Diceritakan Djohan Hanafiah [1939-2010], budayawan Palembang, pada abad ke-16, seorang pemimpin [raja] di Palembang menghadapi persoalan keberadaan buaya di Sungai Musi. Sebab, sering berkonflik dengan manusia.

Dia kemudian mendatangkan seorang pawang buaya dari India. Dijanjikan, sang pawang akan diberikan banyak hadiah, jika mampu menjinakkan buaya-buaya di Sungai Musi.

Pawang buaya dari India itu mampu menjinakkan buaya-buaya di Sungai Musi. Lalu, raja membawanya ke pedalaman yang banyak buaya. Dia pun berhasil melakukan tugasnya.

Lalu, raja memerintahkan sang pawang untuk mengembalikan keganasan buaya-buaya tersebut. Sebagai bukti kekuatan ilmunya.

Pawang itu dengan bangganya menunjukan kemampuannya. Buaya kembali ganas, ayam dan kambing yang dilempar ke sungai dengan cepat dimakan.

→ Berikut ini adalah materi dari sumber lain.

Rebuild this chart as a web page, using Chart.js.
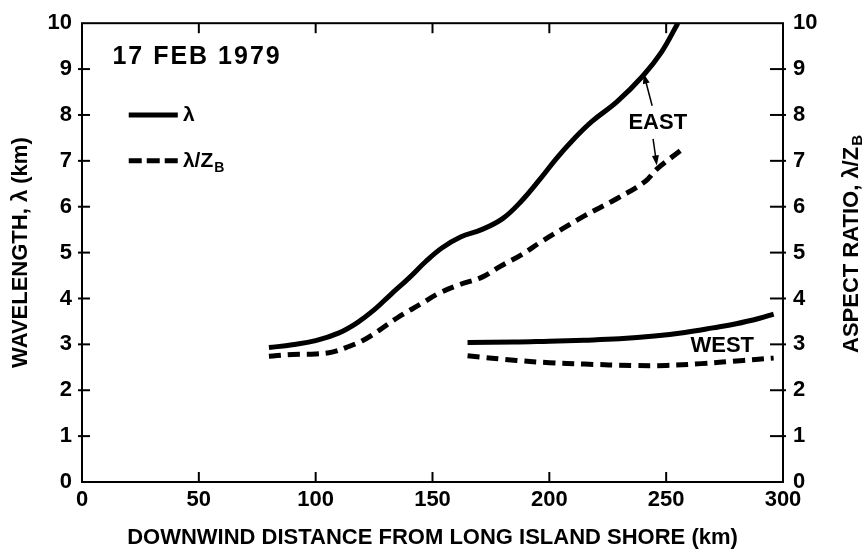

Ketika si pawang lengah, seorang prajurit kerajaan Palembang mendorongnya ke sungai. Pawang itu mati dimangsa buaya.

“Raja terpaksa membunuh pawang tersebut. Sebab, dapat menjadi ancaman jika sewaktu-waktu dapat mengembalikan keganasan buaya di Sungai Musi,” tutur Djohan Hanafiah.